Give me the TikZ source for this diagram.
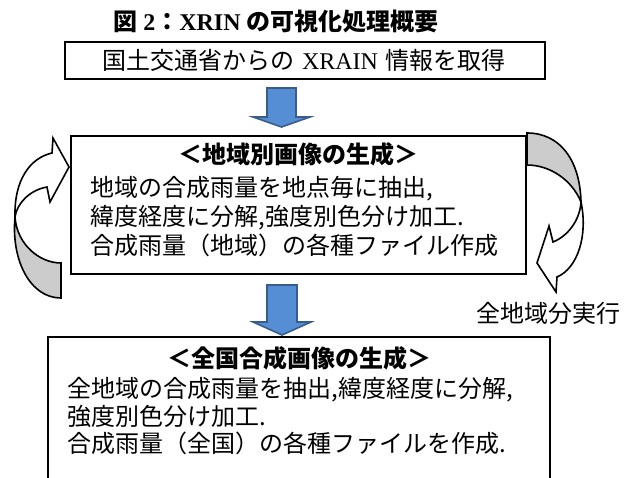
________
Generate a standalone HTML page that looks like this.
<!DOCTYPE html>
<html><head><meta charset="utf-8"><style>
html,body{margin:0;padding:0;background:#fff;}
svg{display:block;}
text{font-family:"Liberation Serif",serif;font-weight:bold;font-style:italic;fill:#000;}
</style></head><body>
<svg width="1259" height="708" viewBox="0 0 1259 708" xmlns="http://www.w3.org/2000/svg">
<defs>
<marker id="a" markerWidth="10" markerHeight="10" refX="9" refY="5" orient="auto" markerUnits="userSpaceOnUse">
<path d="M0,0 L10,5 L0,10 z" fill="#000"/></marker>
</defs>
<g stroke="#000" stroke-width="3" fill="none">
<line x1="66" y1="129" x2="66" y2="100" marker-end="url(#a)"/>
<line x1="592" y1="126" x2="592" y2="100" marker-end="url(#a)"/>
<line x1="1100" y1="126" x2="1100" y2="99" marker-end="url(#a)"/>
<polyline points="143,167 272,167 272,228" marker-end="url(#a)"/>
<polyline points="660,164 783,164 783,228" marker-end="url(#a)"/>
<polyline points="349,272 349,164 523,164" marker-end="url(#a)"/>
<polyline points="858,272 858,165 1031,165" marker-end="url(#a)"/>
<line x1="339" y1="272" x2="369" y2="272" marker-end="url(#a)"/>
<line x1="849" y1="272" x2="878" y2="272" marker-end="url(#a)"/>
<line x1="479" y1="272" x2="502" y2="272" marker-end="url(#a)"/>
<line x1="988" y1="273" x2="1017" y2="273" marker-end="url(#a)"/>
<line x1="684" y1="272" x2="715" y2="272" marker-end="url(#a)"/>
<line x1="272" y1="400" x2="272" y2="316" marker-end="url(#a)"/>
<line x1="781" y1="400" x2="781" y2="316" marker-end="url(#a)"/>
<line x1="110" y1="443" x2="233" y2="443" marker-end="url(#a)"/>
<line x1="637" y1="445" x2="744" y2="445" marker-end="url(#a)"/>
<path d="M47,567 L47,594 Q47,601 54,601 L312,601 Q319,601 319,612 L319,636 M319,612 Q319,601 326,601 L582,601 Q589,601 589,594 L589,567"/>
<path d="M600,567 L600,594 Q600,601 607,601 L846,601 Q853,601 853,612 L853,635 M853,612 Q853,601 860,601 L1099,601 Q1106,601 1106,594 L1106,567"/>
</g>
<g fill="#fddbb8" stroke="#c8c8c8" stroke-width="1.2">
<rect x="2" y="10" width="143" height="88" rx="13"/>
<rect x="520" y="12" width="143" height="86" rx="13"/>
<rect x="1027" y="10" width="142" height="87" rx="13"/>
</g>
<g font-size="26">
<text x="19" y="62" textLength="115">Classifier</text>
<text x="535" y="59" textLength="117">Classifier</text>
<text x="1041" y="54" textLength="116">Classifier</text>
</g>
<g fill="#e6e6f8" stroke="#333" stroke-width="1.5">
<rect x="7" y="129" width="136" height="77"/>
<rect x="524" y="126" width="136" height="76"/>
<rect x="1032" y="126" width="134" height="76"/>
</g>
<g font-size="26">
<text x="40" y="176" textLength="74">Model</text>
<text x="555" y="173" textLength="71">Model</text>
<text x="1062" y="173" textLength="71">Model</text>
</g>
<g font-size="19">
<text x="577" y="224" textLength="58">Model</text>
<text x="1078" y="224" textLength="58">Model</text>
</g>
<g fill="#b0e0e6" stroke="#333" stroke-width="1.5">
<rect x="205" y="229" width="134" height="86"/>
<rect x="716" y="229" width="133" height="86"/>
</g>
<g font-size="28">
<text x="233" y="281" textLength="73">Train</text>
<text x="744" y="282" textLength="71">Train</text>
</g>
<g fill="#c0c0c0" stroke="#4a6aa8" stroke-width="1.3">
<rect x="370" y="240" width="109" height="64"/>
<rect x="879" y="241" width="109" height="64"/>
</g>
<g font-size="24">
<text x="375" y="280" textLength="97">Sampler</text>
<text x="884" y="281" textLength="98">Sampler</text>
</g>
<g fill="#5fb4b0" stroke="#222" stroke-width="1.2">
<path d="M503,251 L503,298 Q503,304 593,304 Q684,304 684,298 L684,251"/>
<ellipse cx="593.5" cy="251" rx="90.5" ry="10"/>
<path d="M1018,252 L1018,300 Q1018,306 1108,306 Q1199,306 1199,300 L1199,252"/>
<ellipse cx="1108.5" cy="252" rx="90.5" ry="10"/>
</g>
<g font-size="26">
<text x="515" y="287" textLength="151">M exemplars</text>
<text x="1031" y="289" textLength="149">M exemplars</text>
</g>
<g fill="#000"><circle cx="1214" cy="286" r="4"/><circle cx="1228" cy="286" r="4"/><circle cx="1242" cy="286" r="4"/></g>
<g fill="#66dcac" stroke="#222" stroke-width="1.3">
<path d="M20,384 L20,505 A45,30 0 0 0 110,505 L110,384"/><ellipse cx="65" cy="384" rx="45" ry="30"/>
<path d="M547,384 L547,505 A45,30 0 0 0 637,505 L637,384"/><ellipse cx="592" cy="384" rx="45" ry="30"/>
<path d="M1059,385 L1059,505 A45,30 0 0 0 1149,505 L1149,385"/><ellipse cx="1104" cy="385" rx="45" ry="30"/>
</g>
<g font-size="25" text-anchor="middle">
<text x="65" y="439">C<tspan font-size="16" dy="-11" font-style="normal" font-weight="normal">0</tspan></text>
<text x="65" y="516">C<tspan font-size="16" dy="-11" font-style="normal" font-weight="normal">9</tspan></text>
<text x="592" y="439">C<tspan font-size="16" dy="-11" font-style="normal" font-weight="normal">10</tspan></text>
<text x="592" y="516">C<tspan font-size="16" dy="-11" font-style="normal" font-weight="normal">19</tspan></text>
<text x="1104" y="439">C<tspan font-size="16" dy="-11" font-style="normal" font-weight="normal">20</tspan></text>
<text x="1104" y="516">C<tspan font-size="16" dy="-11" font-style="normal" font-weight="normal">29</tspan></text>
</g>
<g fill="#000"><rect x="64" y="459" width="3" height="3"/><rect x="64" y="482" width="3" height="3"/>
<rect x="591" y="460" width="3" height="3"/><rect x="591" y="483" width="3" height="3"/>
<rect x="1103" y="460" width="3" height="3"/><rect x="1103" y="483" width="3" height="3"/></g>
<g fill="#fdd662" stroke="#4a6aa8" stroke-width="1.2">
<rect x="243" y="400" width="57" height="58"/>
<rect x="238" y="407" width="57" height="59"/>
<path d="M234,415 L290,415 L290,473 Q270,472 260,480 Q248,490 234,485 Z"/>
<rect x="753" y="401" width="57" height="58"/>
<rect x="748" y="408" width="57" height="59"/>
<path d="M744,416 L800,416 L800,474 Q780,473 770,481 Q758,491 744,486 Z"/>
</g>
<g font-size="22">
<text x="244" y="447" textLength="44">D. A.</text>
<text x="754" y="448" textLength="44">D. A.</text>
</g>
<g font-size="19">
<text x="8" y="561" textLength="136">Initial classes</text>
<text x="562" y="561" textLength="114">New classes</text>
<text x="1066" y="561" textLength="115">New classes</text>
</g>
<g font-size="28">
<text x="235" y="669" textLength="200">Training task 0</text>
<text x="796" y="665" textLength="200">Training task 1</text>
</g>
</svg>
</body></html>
________
● **PROBLEM STATEMENT**
Copy all the lines above that hold the string "this".

● **RESULT OF THE TASK**
Give me the TikZ source for this diagram.
Generate a standalone HTML page that looks like this.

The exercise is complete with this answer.